Il punto è che ho imparato a sceneggiare fumetti in un'epoca in cui bisognava sempre tenere al gancio il pubblico  e creare entusiasmo, ma anche tenere a mente che nelle edicole gli albi potevano non arrivare in ordine. Quindi ogni numero poteva attirare nuovi lettori e bisognava costantemente ricordare loro quale fosse la natura del personaggio e del mondo attorno a lui. Mai dare le cose per scontate. I lettori di vecchia data potranno anche trovare la cosa un po' noiosa, ma la nostra prospettiva era che, se un mese vendevano cento copie, quello successivo volevamo che fossero 110. E magari, il giorno in cui avessimo raccontato un grande evento con un nuovo disegnatore entusiasmante, saremmo arrivati a vendere 7.9 milioni di copie. Quella era l'idea.

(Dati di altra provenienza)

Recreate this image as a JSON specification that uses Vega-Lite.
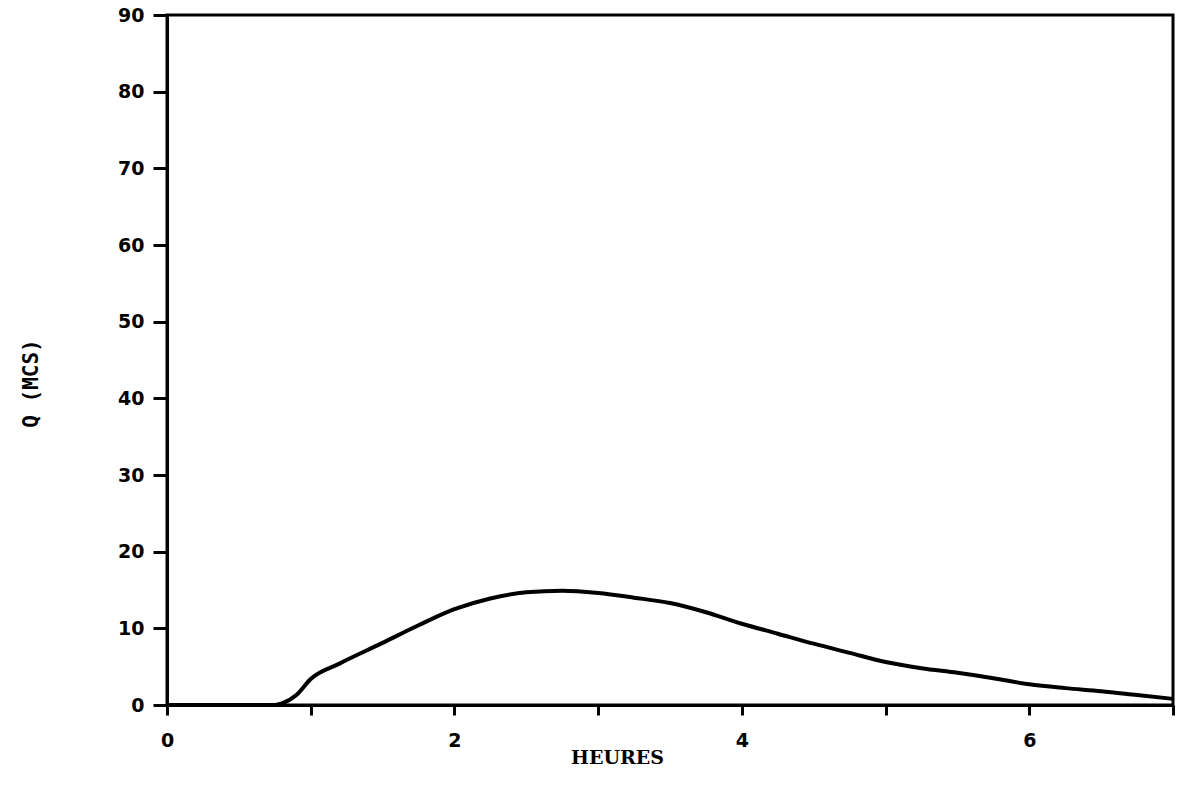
{
  "$schema": "https://vega.github.io/schema/vega-lite/v6.json",
  "autosize": {"type": "none"},
  "width": 1006,
  "height": 690,
  "padding": {"left": 167, "top": 15, "right": 4, "bottom": 94},
  "background": "white",
  "config": {
    "view": {"stroke": "black", "strokeWidth": 3},
    "font": "DejaVu Sans Mono"
  },
  "data": {
    "values": [
      {"h": 0, "q": 0}, {"h": 0.5, "q": 0}, {"h": 0.75, "q": 0}, {"h": 0.8, "q": 0.2},
      {"h": 0.9, "q": 1.3}, {"h": 1.0, "q": 3.4}, {"h": 1.2, "q": 5.4}, {"h": 1.5, "q": 8.1},
      {"h": 1.75, "q": 10.4}, {"h": 2.0, "q": 12.5}, {"h": 2.25, "q": 13.9}, {"h": 2.5, "q": 14.7},
      {"h": 2.75, "q": 14.9}, {"h": 3.0, "q": 14.6}, {"h": 3.25, "q": 14.0}, {"h": 3.5, "q": 13.3},
      {"h": 3.75, "q": 12.1}, {"h": 4.0, "q": 10.6}, {"h": 4.25, "q": 9.3}, {"h": 4.5, "q": 8.0},
      {"h": 4.75, "q": 6.8}, {"h": 5.0, "q": 5.6}, {"h": 5.25, "q": 4.8}, {"h": 5.5, "q": 4.2},
      {"h": 5.75, "q": 3.5}, {"h": 6.0, "q": 2.7}, {"h": 6.25, "q": 2.2}, {"h": 6.5, "q": 1.8},
      {"h": 6.75, "q": 1.3}, {"h": 7.0, "q": 0.8}
    ]
  },
  "mark": {"type": "line", "color": "black", "strokeWidth": 4, "interpolate": "monotone"},
  "encoding": {
    "x": {
      "field": "h", "type": "quantitative",
      "scale": {"domain": [0, 7], "nice": false, "zero": false},
      "axis": {
        "title": "HEURES", "values": [0, 1, 2, 3, 4, 5, 6, 7],
        "labelExpr": "datum.value % 2 == 0 && datum.value < 7 ? datum.label : ''",
        "labelFlush": false,
        "grid": false, "domainColor": "black", "domainWidth": 3,
        "tickColor": "black", "tickWidth": 3, "tickSize": 10,
        "labelFont": "DejaVu Sans", "labelFontWeight": "bold", "labelFontSize": 19, "labelColor": "black",
        "labelPadding": 16,
        "titleFont": "DejaVu Serif", "titleFontWeight": "bold", "titleFontSize": 19, "titleColor": "black",
        "titleX": 450, "titleY": 52, "titleBaseline": "middle"
      }
    },
    "y": {
      "field": "q", "type": "quantitative",
      "scale": {"domain": [0, 90], "nice": false},
      "axis": {
        "title": "Q (MCS)", "values": [0, 10, 20, 30, 40, 50, 60, 70, 80, 90],
        "labelFlush": false,
        "grid": false, "domainColor": "black", "domainWidth": 3,
        "tickColor": "black", "tickWidth": 3, "tickSize": 14,
        "labelFont": "DejaVu Sans", "labelFontWeight": "bold", "labelFontSize": 19, "labelColor": "black",
        "labelPadding": 9,
        "titleFont": "DejaVu Sans Mono", "titleFontWeight": "bold", "titleFontSize": 21, "titleColor": "black",
        "titleX": -136, "titleY": 368, "titleBaseline": "middle"
      }
    }
  }
}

Ogni numero era un gradino di una scala infinita che doveva migliorare le cose per gli autori, per la compagnia e, in una certa misura, anche per i personaggi. E accaparrarsi ogni lettore possibile, che magari poi ne avrebbe parlato con gli amici. Ma se devo creare un personaggio talmente grandioso da essere la cosa migliore mai creata dai tempi della poltrona, allora devo pensare che le vendite giustificheranno quella creazione. Voglio che sia una cosa potente come Avengers: Endgame e che incassi tre miliardi di dollari al botteghino. Sono avido? Sì. Ma ho abbastanza fiducia nei miei personaggi da essere convinto che i lettori ne trarranno una soddisfazione proporzionale. E che convinceranno anche gli amici a leggere.